Leave out the pictures and reproduce all of the data exactly.

# start of DATA

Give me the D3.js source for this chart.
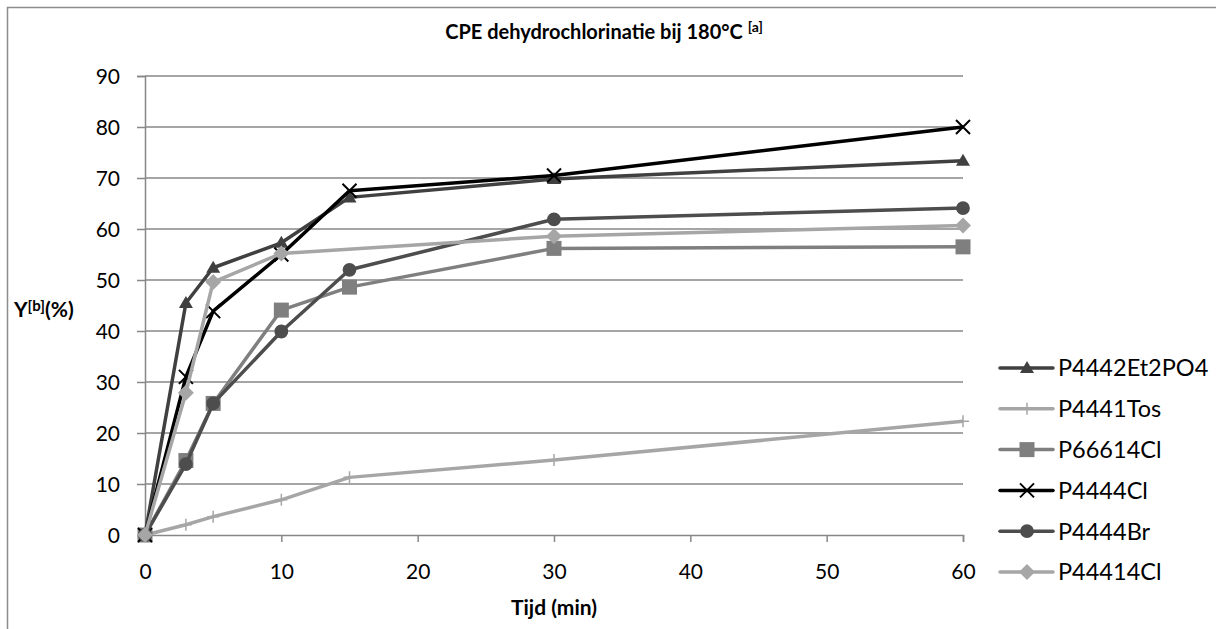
<!DOCTYPE html>
<html>
<head>
<meta charset="utf-8">
<script src="https://cdn.jsdelivr.net/npm/d3@7"></script>
<style>
  body { margin: 0; background: #fff; }
  text { font-family: Lato, "Open Sans", sans-serif; fill: #000; }
</style>
</head>
<body>
<div id="wrapper"></div>
<script>
// 1. Data
const seriesNames = ["P4442Et2PO4", "P4441Tos", "P66614Cl", "P4444Cl", "P4444Br", "P44414Cl"]
const timesA = [0, 3, 5, 10, 15, 30, 60]
const timesB = [0, 3, 5, 10, 30, 60]
const p4442Et2PO4 = [0, 45.5, 52.4, 57.3, 66.2, 69.8, 73.4]
const p4441Tos = [0, 2.0, 3.6, 6.9, 11.3, 14.7, 22.3]
const p66614Cl = [0, 14.6, 25.8, 44.1, 48.6, 56.2, 56.5]
const p4444Cl = [0, 31.0, 43.9, 55.0, 67.5, 70.5, 80.0]
const p4444Br = [0, 13.9, 25.8, 39.9, 52.0, 61.9, 64.1]
const p44414Cl = [0, 27.9, 49.6, 55.2, 58.6, 60.7]
const xTicks = [0, 10, 20, 30, 40, 50, 60]
const yTicks = [0, 10, 20, 30, 40, 50, 60, 70, 80, 90]

const series = [
    { name: seriesNames[0], x: timesA, y: p4442Et2PO4, color: "#404040", marker: "triangle" },
    { name: seriesNames[1], x: timesA, y: p4441Tos, color: "#a6a6a6", marker: "plus" },
    { name: seriesNames[2], x: timesA, y: p66614Cl, color: "#7f7f7f", marker: "square" },
    { name: seriesNames[3], x: timesA, y: p4444Cl, color: "#000000", marker: "x" },
    { name: seriesNames[4], x: timesA, y: p4444Br, color: "#4d4d4d", marker: "circle" },
    { name: seriesNames[5], x: timesB, y: p44414Cl, color: "#a6a6a6", marker: "diamond" },
]

// 2. Dimensions
const width = 1216
const height = 629
const plot = { left: 145, right: 963, top: 76, bottom: 535 }
const gridColor = "#878787"

// 3. Canvas
const svg = d3.select("#wrapper")
    .append("svg")
    .attr("width", width)
    .attr("height", height)

// chart border
svg.append("rect")
    .attr("x", 7.5).attr("y", 7.5)
    .attr("width", width + 20).attr("height", height + 20)
    .attr("fill", "none")
    .attr("stroke", "#8c8c8c")
    .attr("stroke-width", 1.5)

// 4. Scales
const xScale = d3.scaleLinear().domain([0, 60]).range([plot.left, plot.right])
const yScale = d3.scaleLinear().domain([0, 90]).range([plot.bottom, plot.top])

// gridlines
svg.append("g")
    .selectAll("line")
    .data(yTicks.filter(d => d > 0))
    .join("line")
    .attr("x1", plot.left).attr("x2", plot.right)
    .attr("y1", d => yScale(d)).attr("y2", d => yScale(d))
    .attr("stroke", gridColor)
    .attr("stroke-width", 1.5)

// axes
const yAxis = svg.append("g")
    .attr("transform", `translate(${plot.left},0)`)
    .call(d3.axisLeft(yScale).tickValues(yTicks).tickSize(8).tickPadding(17))
const xAxis = svg.append("g")
    .attr("transform", `translate(0,${plot.bottom})`)
    .call(d3.axisBottom(xScale).tickValues(xTicks).tickSize(7).tickPadding(22))

for (const ax of [xAxis, yAxis]) {
    ax.select(".domain").attr("stroke", gridColor).attr("stroke-width", 1.5)
    ax.selectAll(".tick line").attr("stroke", gridColor).attr("stroke-width", 1.5)
    ax.selectAll(".tick text")
        .style("font-family", "Lato, sans-serif")
        .style("font-size", "21px")
        .attr("fill", "#000")
}
yAxis.selectAll(".tick text").attr("dy", "0.36em")

// 5. Markers
function markerPath(type) {
    switch (type) {
        case "triangle": return "M0,-7L7,5L-7,5Z"
        case "square": return "M-7.5,-7.5H7.5V7.5H-7.5Z"
        case "diamond": return "M0,-8L8,0L0,8L-8,0Z"
        case "circle": return d3.symbol(d3.symbolCircle, 150)()
        case "x": return "M-7,-7L7,7M-7,7L7,-7"
        case "plus": return "M-6,0H6M0,-6V6"
    }
}
function drawMarker(g, type, color) {
    const stroked = type === "x" || type === "plus"
    g.append("path")
        .attr("d", markerPath(type))
        .attr("fill", stroked ? "none" : color)
        .attr("stroke", stroked ? color : "none")
        .attr("stroke-width", type === "x" ? 2 : 1.5)
}

const line = d3.line()
    .x(d => xScale(d[0]))
    .y(d => yScale(d[1]))

const seriesGroups = svg.append("g")
    .selectAll("g")
    .data(series)
    .join("g")

seriesGroups.append("path")
    .attr("d", s => line(s.x.map((t, i) => [t, s.y[i]])))
    .attr("fill", "none")
    .attr("stroke", s => s.color)
    .attr("stroke-width", 3.5)
    .attr("stroke-linejoin", "round")

seriesGroups.each(function (s) {
    const g = d3.select(this)
    s.x.forEach((t, i) => {
        const m = g.append("g").attr("transform", `translate(${xScale(t)},${yScale(s.y[i])})`)
        drawMarker(m, s.marker, s.color)
    })
})

// 6. Peripherals
const title = svg.append("text")
    .attr("x", 604)
    .attr("y", 39)
    .attr("text-anchor", "middle")
    .style("font-size", "20px")
    .style("font-weight", "bold")
title.append("tspan").text("CPE dehydrochlorinatie bij 180°C ")
title.append("tspan").text("[a]").attr("dy", -7).style("font-size", "14px")

svg.append("text")
    .attr("x", (plot.left + plot.right) / 2)
    .attr("y", 615)
    .attr("text-anchor", "middle")
    .style("font-size", "21px")
    .style("font-weight", "bold")
    .text("Tijd (min)")

const yTitle = svg.append("text")
    .attr("x", 14)
    .attr("y", 317)
    .style("font-size", "21px")
    .style("font-weight", "bold")
yTitle.append("tspan").text("Y")
yTitle.append("tspan").text("[b]").attr("dy", -6).style("font-size", "15px")
yTitle.append("tspan").text("(%)").attr("dy", 6)

// legend
const legend = svg.append("g")
    .selectAll("g")
    .data(series)
    .join("g")
    .attr("transform", (d, i) => `translate(1000,${368 + i * 40.8})`)

legend.append("line")
    .attr("x1", 0).attr("x2", 53)
    .attr("stroke", d => d.color)
    .attr("stroke-width", 3.5)
    .attr("stroke-linecap", "round")
legend.each(function (s) {
    const m = d3.select(this).append("g").attr("transform", "translate(27,0)")
    drawMarker(m, s.marker, s.color)
})
legend.append("text")
    .attr("x", 58)
    .attr("dy", "0.36em")
    .style("font-size", "23.5px")
    .text(d => d.name)
</script>
</body>
</html>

# end of DATA

**THE REPLY**
Give me the D3.js source for this chart.
<!DOCTYPE html>
<html>
<head>
<meta charset="utf-8">
<script src="https://cdn.jsdelivr.net/npm/d3@7"></script>
<style>
  body { margin: 0; background: #fff; }
  text { font-family: Lato, "Open Sans", sans-serif; fill: #000; }
</style>
</head>
<body>
<div id="wrapper"></div>
<script>
// 1. Data
const seriesNames = ["P4442Et2PO4", "P4441Tos", "P66614Cl", "P4444Cl", "P4444Br", "P44414Cl"]
const timesA = [0, 3, 5, 10, 15, 30, 60]
const timesB = [0, 3, 5, 10, 30, 60]
const p4442Et2PO4 = [0, 45.5, 52.4, 57.3, 66.2, 69.8, 73.4]
const p4441Tos = [0, 2.0, 3.6, 6.9, 11.3, 14.7, 22.3]
const p66614Cl = [0, 14.6, 25.8, 44.1, 48.6, 56.2, 56.5]
const p4444Cl = [0, 31.0, 43.9, 55.0, 67.5, 70.5, 80.0]
const p4444Br = [0, 13.9, 25.8, 39.9, 52.0, 61.9, 64.1]
const p44414Cl = [0, 27.9, 49.6, 55.2, 58.6, 60.7]
const xTicks = [0, 10, 20, 30, 40, 50, 60]
const yTicks = [0, 10, 20, 30, 40, 50, 60, 70, 80, 90]

const series = [
    { name: seriesNames[0], x: timesA, y: p4442Et2PO4, color: "#404040", marker: "triangle" },
    { name: seriesNames[1], x: timesA, y: p4441Tos, color: "#a6a6a6", marker: "plus" },
    { name: seriesNames[2], x: timesA, y: p66614Cl, color: "#7f7f7f", marker: "square" },
    { name: seriesNames[3], x: timesA, y: p4444Cl, color: "#000000", marker: "x" },
    { name: seriesNames[4], x: timesA, y: p4444Br, color: "#4d4d4d", marker: "circle" },
    { name: seriesNames[5], x: timesB, y: p44414Cl, color: "#a6a6a6", marker: "diamond" },
]

// 2. Dimensions
const width = 1216
const height = 629
const plot = { left: 145, right: 963, top: 76, bottom: 535 }
const gridColor = "#878787"

// 3. Canvas
const svg = d3.select("#wrapper")
    .append("svg")
    .attr("width", width)
    .attr("height", height)

// chart border
svg.append("rect")
    .attr("x", 7.5).attr("y", 7.5)
    .attr("width", width + 20).attr("height", height + 20)
    .attr("fill", "none")
    .attr("stroke", "#8c8c8c")
    .attr("stroke-width", 1.5)

// 4. Scales
const xScale = d3.scaleLinear().domain([0, 60]).range([plot.left, plot.right])
const yScale = d3.scaleLinear().domain([0, 90]).range([plot.bottom, plot.top])

// gridlines
svg.append("g")
    .selectAll("line")
    .data(yTicks.filter(d => d > 0))
    .join("line")
    .attr("x1", plot.left).attr("x2", plot.right)
    .attr("y1", d => yScale(d)).attr("y2", d => yScale(d))
    .attr("stroke", gridColor)
    .attr("stroke-width", 1.5)

// axes
const yAxis = svg.append("g")
    .attr("transform", `translate(${plot.left},0)`)
    .call(d3.axisLeft(yScale).tickValues(yTicks).tickSize(8).tickPadding(17))
const xAxis = svg.append("g")
    .attr("transform", `translate(0,${plot.bottom})`)
    .call(d3.axisBottom(xScale).tickValues(xTicks).tickSize(7).tickPadding(22))

for (const ax of [xAxis, yAxis]) {
    ax.select(".domain").attr("stroke", gridColor).attr("stroke-width", 1.5)
    ax.selectAll(".tick line").attr("stroke", gridColor).attr("stroke-width", 1.5)
    ax.selectAll(".tick text")
        .style("font-family", "Lato, sans-serif")
        .style("font-size", "21px")
        .attr("fill", "#000")
}
yAxis.selectAll(".tick text").attr("dy", "0.36em")

// 5. Markers
function markerPath(type) {
    switch (type) {
        case "triangle": return "M0,-7L7,5L-7,5Z"
        case "square": return "M-7.5,-7.5H7.5V7.5H-7.5Z"
        case "diamond": return "M0,-8L8,0L0,8L-8,0Z"
        case "circle": return d3.symbol(d3.symbolCircle, 150)()
        case "x": return "M-7,-7L7,7M-7,7L7,-7"
        case "plus": return "M-6,0H6M0,-6V6"
    }
}
function drawMarker(g, type, color) {
    const stroked = type === "x" || type === "plus"
    g.append("path")
        .attr("d", markerPath(type))
        .attr("fill", stroked ? "none" : color)
        .attr("stroke", stroked ? color : "none")
        .attr("stroke-width", type === "x" ? 2 : 1.5)
}

const line = d3.line()
    .x(d => xScale(d[0]))
    .y(d => yScale(d[1]))

const seriesGroups = svg.append("g")
    .selectAll("g")
    .data(series)
    .join("g")

seriesGroups.append("path")
    .attr("d", s => line(s.x.map((t, i) => [t, s.y[i]])))
    .attr("fill", "none")
    .attr("stroke", s => s.color)
    .attr("stroke-width", 3.5)
    .attr("stroke-linejoin", "round")

seriesGroups.each(function (s) {
    const g = d3.select(this)
    s.x.forEach((t, i) => {
        const m = g.append("g").attr("transform", `translate(${xScale(t)},${yScale(s.y[i])})`)
        drawMarker(m, s.marker, s.color)
    })
})

// 6. Peripherals
const title = svg.append("text")
    .attr("x", 604)
    .attr("y", 39)
    .attr("text-anchor", "middle")
    .style("font-size", "20px")
    .style("font-weight", "bold")
title.append("tspan").text("CPE dehydrochlorinatie bij 180°C ")
title.append("tspan").text("[a]").attr("dy", -7).style("font-size", "14px")

svg.append("text")
    .attr("x", (plot.left + plot.right) / 2)
    .attr("y", 615)
    .attr("text-anchor", "middle")
    .style("font-size", "21px")
    .style("font-weight", "bold")
    .text("Tijd (min)")

const yTitle = svg.append("text")
    .attr("x", 14)
    .attr("y", 317)
    .style("font-size", "21px")
    .style("font-weight", "bold")
yTitle.append("tspan").text("Y")
yTitle.append("tspan").text("[b]").attr("dy", -6).style("font-size", "15px")
yTitle.append("tspan").text("(%)").attr("dy", 6)

// legend
const legend = svg.append("g")
    .selectAll("g")
    .data(series)
    .join("g")
    .attr("transform", (d, i) => `translate(1000,${368 + i * 40.8})`)

legend.append("line")
    .attr("x1", 0).attr("x2", 53)
    .attr("stroke", d => d.color)
    .attr("stroke-width", 3.5)
    .attr("stroke-linecap", "round")
legend.each(function (s) {
    const m = d3.select(this).append("g").attr("transform", "translate(27,0)")
    drawMarker(m, s.marker, s.color)
})
legend.append("text")
    .attr("x", 58)
    .attr("dy", "0.36em")
    .style("font-size", "23.5px")
    .text(d => d.name)
</script>
</body>
</html>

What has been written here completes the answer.